» Plotting code records
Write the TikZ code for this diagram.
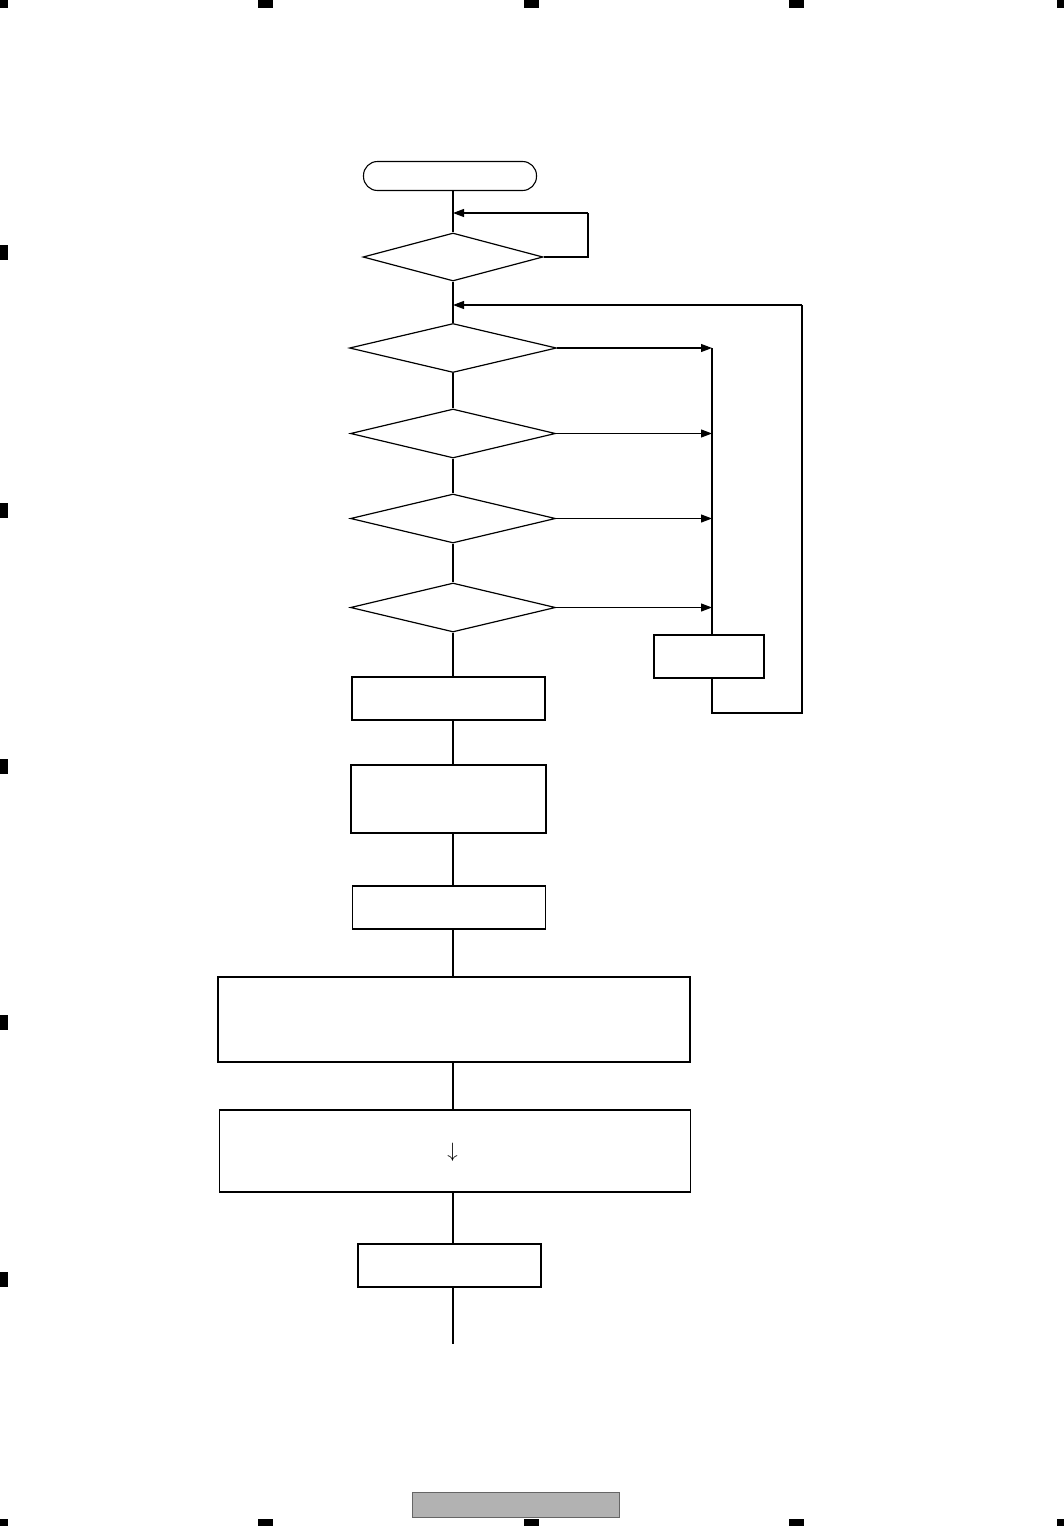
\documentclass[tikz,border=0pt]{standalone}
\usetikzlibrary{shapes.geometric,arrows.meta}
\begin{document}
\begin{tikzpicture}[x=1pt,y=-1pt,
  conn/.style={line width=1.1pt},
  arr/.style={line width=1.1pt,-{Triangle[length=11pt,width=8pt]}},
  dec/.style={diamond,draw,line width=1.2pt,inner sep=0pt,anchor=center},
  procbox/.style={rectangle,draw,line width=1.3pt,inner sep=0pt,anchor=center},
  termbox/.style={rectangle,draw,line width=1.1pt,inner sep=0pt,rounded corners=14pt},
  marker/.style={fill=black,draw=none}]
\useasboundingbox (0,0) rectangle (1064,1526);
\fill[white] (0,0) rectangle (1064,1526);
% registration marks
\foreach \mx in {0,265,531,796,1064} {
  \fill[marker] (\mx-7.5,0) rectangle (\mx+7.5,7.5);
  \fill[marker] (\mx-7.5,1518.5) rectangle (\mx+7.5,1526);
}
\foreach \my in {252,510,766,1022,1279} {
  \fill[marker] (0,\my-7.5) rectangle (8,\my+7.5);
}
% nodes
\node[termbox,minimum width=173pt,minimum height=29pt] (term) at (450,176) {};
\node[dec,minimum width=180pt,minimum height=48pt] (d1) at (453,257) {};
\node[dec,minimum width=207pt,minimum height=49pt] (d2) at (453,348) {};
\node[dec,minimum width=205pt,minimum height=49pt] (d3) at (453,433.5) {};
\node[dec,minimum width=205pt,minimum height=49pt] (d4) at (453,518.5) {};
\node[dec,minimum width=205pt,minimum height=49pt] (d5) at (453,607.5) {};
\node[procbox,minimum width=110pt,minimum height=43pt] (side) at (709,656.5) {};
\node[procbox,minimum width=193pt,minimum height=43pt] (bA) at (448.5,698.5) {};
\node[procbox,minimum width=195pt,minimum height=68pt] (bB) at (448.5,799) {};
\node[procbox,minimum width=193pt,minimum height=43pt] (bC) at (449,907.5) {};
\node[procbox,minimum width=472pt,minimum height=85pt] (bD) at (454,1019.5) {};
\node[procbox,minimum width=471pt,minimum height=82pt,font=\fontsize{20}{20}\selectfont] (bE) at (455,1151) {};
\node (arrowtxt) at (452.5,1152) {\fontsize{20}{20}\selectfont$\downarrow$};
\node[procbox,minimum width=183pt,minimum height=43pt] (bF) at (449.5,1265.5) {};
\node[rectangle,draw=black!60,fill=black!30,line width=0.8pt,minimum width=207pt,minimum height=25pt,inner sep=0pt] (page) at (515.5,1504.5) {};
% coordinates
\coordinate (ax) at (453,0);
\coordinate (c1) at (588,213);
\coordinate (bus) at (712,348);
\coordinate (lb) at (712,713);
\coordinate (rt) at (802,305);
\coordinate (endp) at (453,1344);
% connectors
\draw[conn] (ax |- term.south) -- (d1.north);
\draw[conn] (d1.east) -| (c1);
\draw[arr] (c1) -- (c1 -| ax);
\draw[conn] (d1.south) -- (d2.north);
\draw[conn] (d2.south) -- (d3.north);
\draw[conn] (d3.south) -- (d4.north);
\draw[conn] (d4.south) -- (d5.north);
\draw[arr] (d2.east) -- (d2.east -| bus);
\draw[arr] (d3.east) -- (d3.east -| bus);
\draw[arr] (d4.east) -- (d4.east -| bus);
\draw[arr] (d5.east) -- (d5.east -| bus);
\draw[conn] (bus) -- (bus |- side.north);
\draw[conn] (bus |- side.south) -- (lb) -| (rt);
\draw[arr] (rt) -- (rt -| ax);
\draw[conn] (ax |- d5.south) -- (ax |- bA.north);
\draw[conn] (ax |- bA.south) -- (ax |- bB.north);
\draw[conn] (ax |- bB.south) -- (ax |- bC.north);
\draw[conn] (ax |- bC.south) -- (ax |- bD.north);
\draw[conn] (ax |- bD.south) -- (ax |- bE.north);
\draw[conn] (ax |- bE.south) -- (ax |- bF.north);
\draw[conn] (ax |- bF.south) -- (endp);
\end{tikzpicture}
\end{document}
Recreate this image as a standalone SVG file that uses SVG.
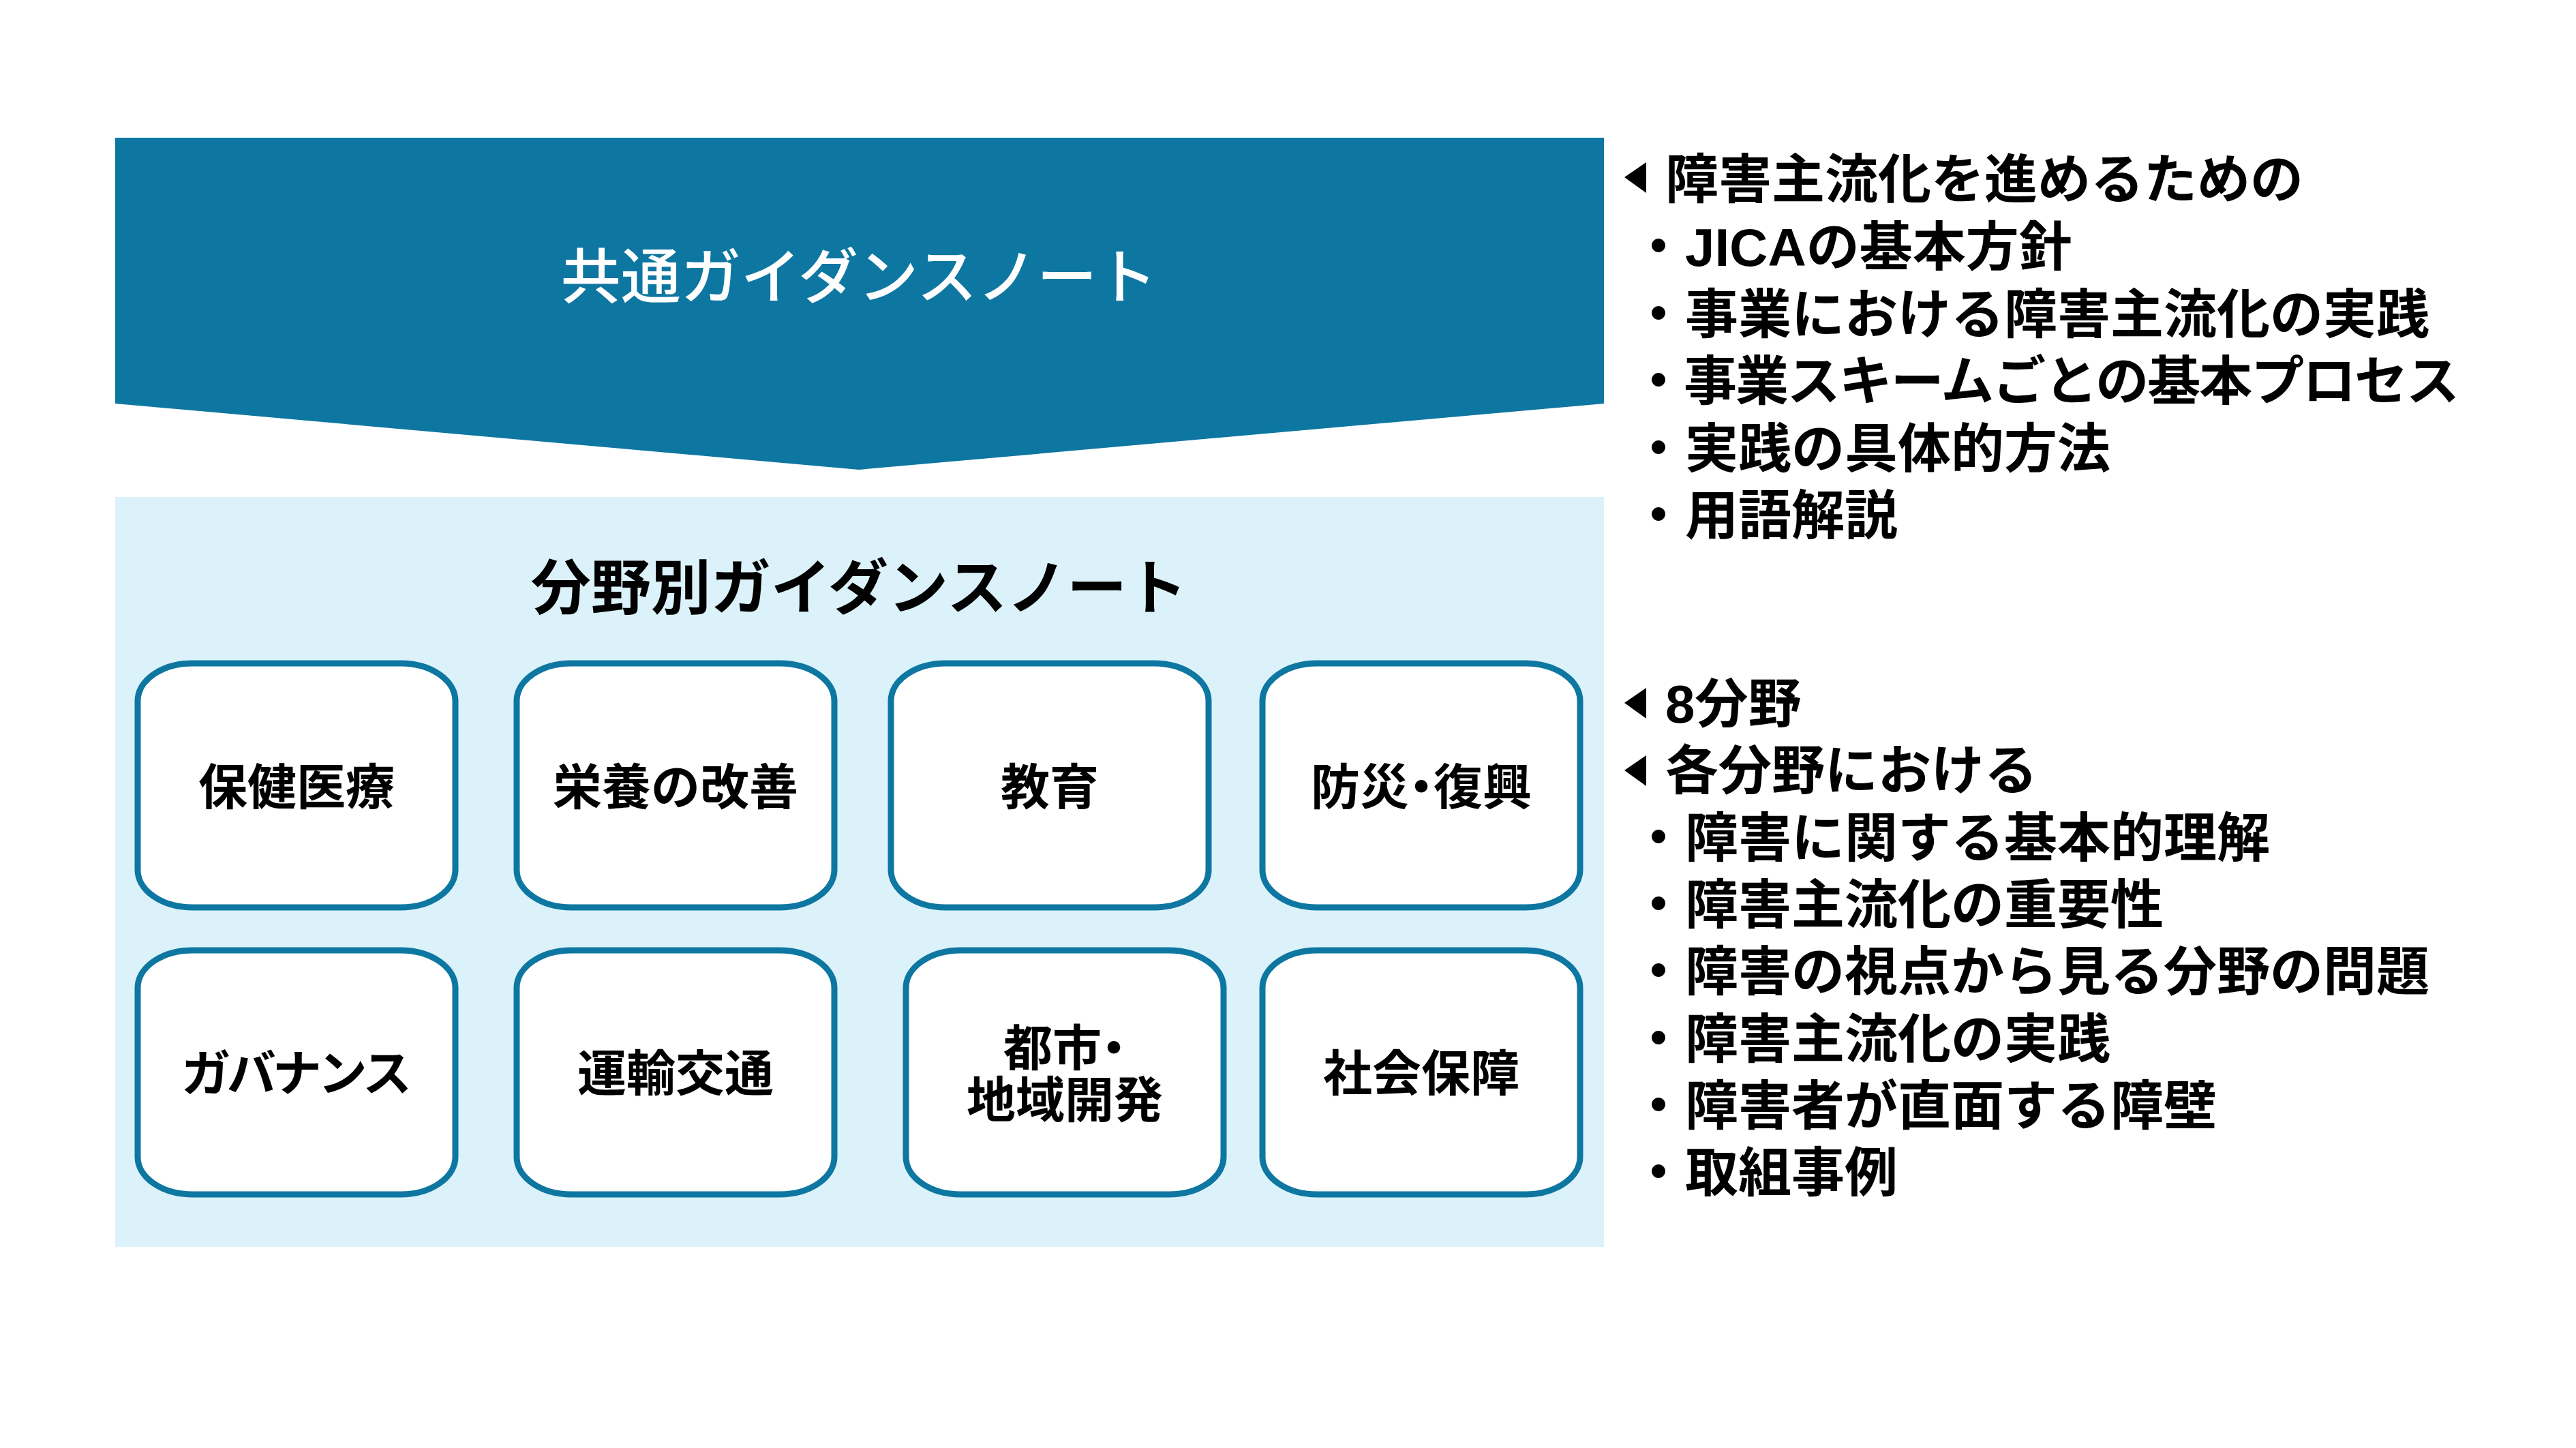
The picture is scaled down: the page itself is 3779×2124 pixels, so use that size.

» Problem details
Output an exact copy of the material, with the pictures removed.

» Output for this exercise
Write the TikZ code for this diagram.
\documentclass[tikz,border=0pt]{standalone}
\usetikzlibrary{shapes.geometric,arrows.meta}
\begin{document}
\begin{tikzpicture}[x=1pt,y=-1pt,
  conn/.style={line width=1.1pt},
  arr/.style={line width=1.1pt,-{Triangle[length=11pt,width=8pt]}},
  dec/.style={diamond,draw,line width=1.2pt,inner sep=0pt,anchor=center},
  procbox/.style={rectangle,draw,line width=1.3pt,inner sep=0pt,anchor=center},
  termbox/.style={rectangle,draw,line width=1.1pt,inner sep=0pt,rounded corners=14pt},
  marker/.style={fill=black,draw=none}]
\useasboundingbox (0,0) rectangle (1064,1526);
\fill[white] (0,0) rectangle (1064,1526);
% registration marks
\foreach \mx in {0,265,531,796,1064} {
  \fill[marker] (\mx-7.5,0) rectangle (\mx+7.5,7.5);
  \fill[marker] (\mx-7.5,1518.5) rectangle (\mx+7.5,1526);
}
\foreach \my in {252,510,766,1022,1279} {
  \fill[marker] (0,\my-7.5) rectangle (8,\my+7.5);
}
% nodes
\node[termbox,minimum width=173pt,minimum height=29pt] (term) at (450,176) {};
\node[dec,minimum width=180pt,minimum height=48pt] (d1) at (453,257) {};
\node[dec,minimum width=207pt,minimum height=49pt] (d2) at (453,348) {};
\node[dec,minimum width=205pt,minimum height=49pt] (d3) at (453,433.5) {};
\node[dec,minimum width=205pt,minimum height=49pt] (d4) at (453,518.5) {};
\node[dec,minimum width=205pt,minimum height=49pt] (d5) at (453,607.5) {};
\node[procbox,minimum width=110pt,minimum height=43pt] (side) at (709,656.5) {};
\node[procbox,minimum width=193pt,minimum height=43pt] (bA) at (448.5,698.5) {};
\node[procbox,minimum width=195pt,minimum height=68pt] (bB) at (448.5,799) {};
\node[procbox,minimum width=193pt,minimum height=43pt] (bC) at (449,907.5) {};
\node[procbox,minimum width=472pt,minimum height=85pt] (bD) at (454,1019.5) {};
\node[procbox,minimum width=471pt,minimum height=82pt,font=\fontsize{20}{20}\selectfont] (bE) at (455,1151) {};
\node (arrowtxt) at (452.5,1152) {\fontsize{20}{20}\selectfont$\downarrow$};
\node[procbox,minimum width=183pt,minimum height=43pt] (bF) at (449.5,1265.5) {};
\node[rectangle,draw=black!60,fill=black!30,line width=0.8pt,minimum width=207pt,minimum height=25pt,inner sep=0pt] (page) at (515.5,1504.5) {};
% coordinates
\coordinate (ax) at (453,0);
\coordinate (c1) at (588,213);
\coordinate (bus) at (712,348);
\coordinate (lb) at (712,713);
\coordinate (rt) at (802,305);
\coordinate (endp) at (453,1344);
% connectors
\draw[conn] (ax |- term.south) -- (d1.north);
\draw[conn] (d1.east) -| (c1);
\draw[arr] (c1) -- (c1 -| ax);
\draw[conn] (d1.south) -- (d2.north);
\draw[conn] (d2.south) -- (d3.north);
\draw[conn] (d3.south) -- (d4.north);
\draw[conn] (d4.south) -- (d5.north);
\draw[arr] (d2.east) -- (d2.east -| bus);
\draw[arr] (d3.east) -- (d3.east -| bus);
\draw[arr] (d4.east) -- (d4.east -| bus);
\draw[arr] (d5.east) -- (d5.east -| bus);
\draw[conn] (bus) -- (bus |- side.north);
\draw[conn] (bus |- side.south) -- (lb) -| (rt);
\draw[arr] (rt) -- (rt -| ax);
\draw[conn] (ax |- d5.south) -- (ax |- bA.north);
\draw[conn] (ax |- bA.south) -- (ax |- bB.north);
\draw[conn] (ax |- bB.south) -- (ax |- bC.north);
\draw[conn] (ax |- bC.south) -- (ax |- bD.north);
\draw[conn] (ax |- bD.south) -- (ax |- bE.north);
\draw[conn] (ax |- bE.south) -- (ax |- bF.north);
\draw[conn] (ax |- bF.south) -- (endp);
\end{tikzpicture}
\end{document}
Recreate this image as a standalone SVG file that uses SVG.
The picture is scaled down: the page itself is 3779×2124 pixels, so use that size.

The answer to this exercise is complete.